** Start **
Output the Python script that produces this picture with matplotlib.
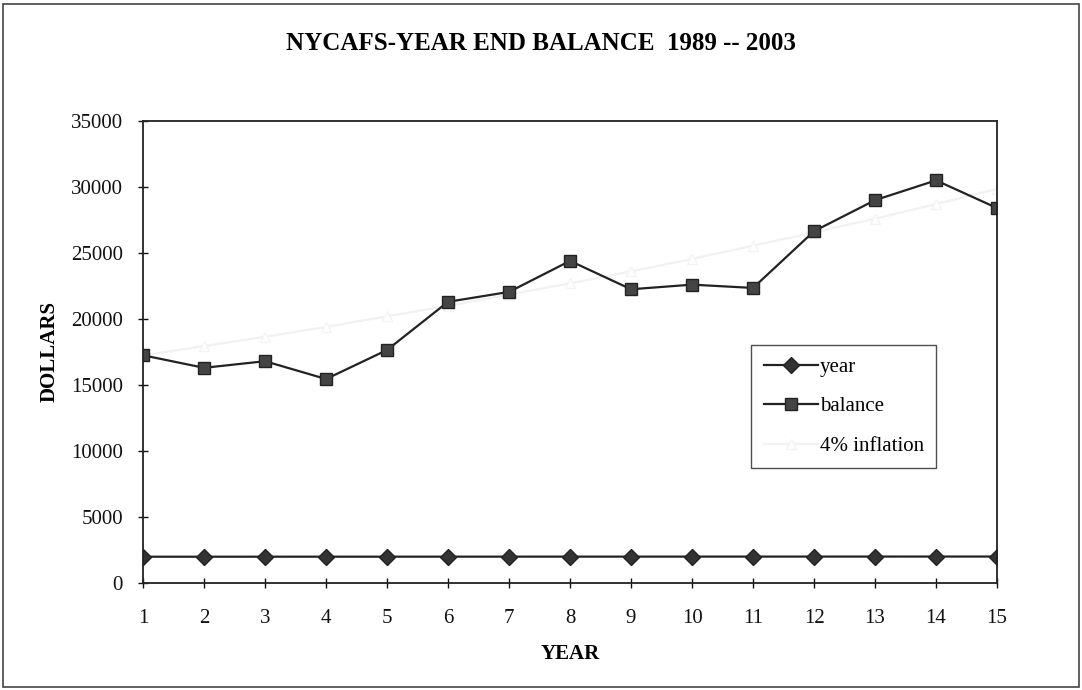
import matplotlib
matplotlib.use("Agg")
import matplotlib.pyplot as plt
from matplotlib.patches import Rectangle

# data
period = list(range(1, 16))
year = [1989, 1990, 1991, 1992, 1993, 1994, 1995, 1996, 1997, 1998,
        1999, 2000, 2001, 2002, 2003]
balance = [17250, 16300, 16800, 15450, 17650, 21300, 22050, 24400,
           22250, 22600, 22350, 26650, 29000, 30500, 28400]
inflation = [17250, 17950, 18650, 19400, 20200, 21000, 21850, 22700,
             23600, 24550, 25550, 26550, 27600, 28700, 29850]

plt.rcParams['font.family'] = ['Liberation Serif', 'DejaVu Serif']

fig = plt.figure(figsize=(10.82, 6.9), dpi=100)
ax = fig.add_axes([0.1322, 0.1551, 0.7893, 0.6696])

# outer chart border
fig.patches.append(Rectangle((0.003, 0.004), 0.994, 0.99, transform=fig.transFigure,
                             fill=False, edgecolor='#444444', linewidth=1.2))

ax.plot(period, year, color='#222222', linewidth=1.6, marker='D', markersize=8,
        markerfacecolor='#333333', markeredgecolor='#222222', label='year')
ax.plot(period, balance, color='#222222', linewidth=1.6, marker='s', markersize=9,
        markerfacecolor='#444444', markeredgecolor='#222222', label='balance')
ax.plot(period, inflation, color='#f1f1f1', linewidth=1.6, marker='^', markersize=7,
        markerfacecolor='white', markeredgecolor='#f4f4f4', label='4% inflation',
        zorder=1)

ax.set_xlim(1, 15)
ax.set_ylim(0, 35000)
ax.set_xticks(period)
ax.set_yticks(range(0, 35001, 5000))
ax.tick_params(direction='inout', length=7, width=1, labelsize=15, colors='#111111')
ax.tick_params(axis='x', pad=15)
ax.tick_params(axis='y', pad=11)
for s in ax.spines.values():
    s.set_linewidth(1.3)
    s.set_color('#222222')

ax.set_xlabel('YEAR', fontsize=15, fontweight='bold', labelpad=12)
ax.set_ylabel('DOLLARS', fontsize=15, fontweight='bold', labelpad=8)
fig.text(0.5, 0.937, 'NYCAFS-YEAR END BALANCE  1989 -- 2003', ha='center', va='center',
         fontsize=18, fontweight='bold')

leg = ax.legend(loc='upper left', bbox_to_anchor=(0.712, 0.515), borderaxespad=0,
                fontsize=15, frameon=True, fancybox=False, handlelength=2.6,
                labelspacing=0.95, borderpad=0.6, handletextpad=0.1)
leg.get_frame().set_edgecolor('#222222')
leg.get_frame().set_linewidth(1.0)

fig.savefig('out.png', dpi=100)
** End **
* **What the exercise asks**:
From the first line above through the line containing "fill=False, edgecolor='#444444', linewidth=1.2))", copy everything exactly, without the pictures.

* **Response to this exercise**:
Output the Python script that produces this picture with matplotlib.
import matplotlib
matplotlib.use("Agg")
import matplotlib.pyplot as plt
from matplotlib.patches import Rectangle

# data
period = list(range(1, 16))
year = [1989, 1990, 1991, 1992, 1993, 1994, 1995, 1996, 1997, 1998,
        1999, 2000, 2001, 2002, 2003]
balance = [17250, 16300, 16800, 15450, 17650, 21300, 22050, 24400,
           22250, 22600, 22350, 26650, 29000, 30500, 28400]
inflation = [17250, 17950, 18650, 19400, 20200, 21000, 21850, 22700,
             23600, 24550, 25550, 26550, 27600, 28700, 29850]

plt.rcParams['font.family'] = ['Liberation Serif', 'DejaVu Serif']

fig = plt.figure(figsize=(10.82, 6.9), dpi=100)
ax = fig.add_axes([0.1322, 0.1551, 0.7893, 0.6696])

# outer chart border
fig.patches.append(Rectangle((0.003, 0.004), 0.994, 0.99, transform=fig.transFigure,
                             fill=False, edgecolor='#444444', linewidth=1.2))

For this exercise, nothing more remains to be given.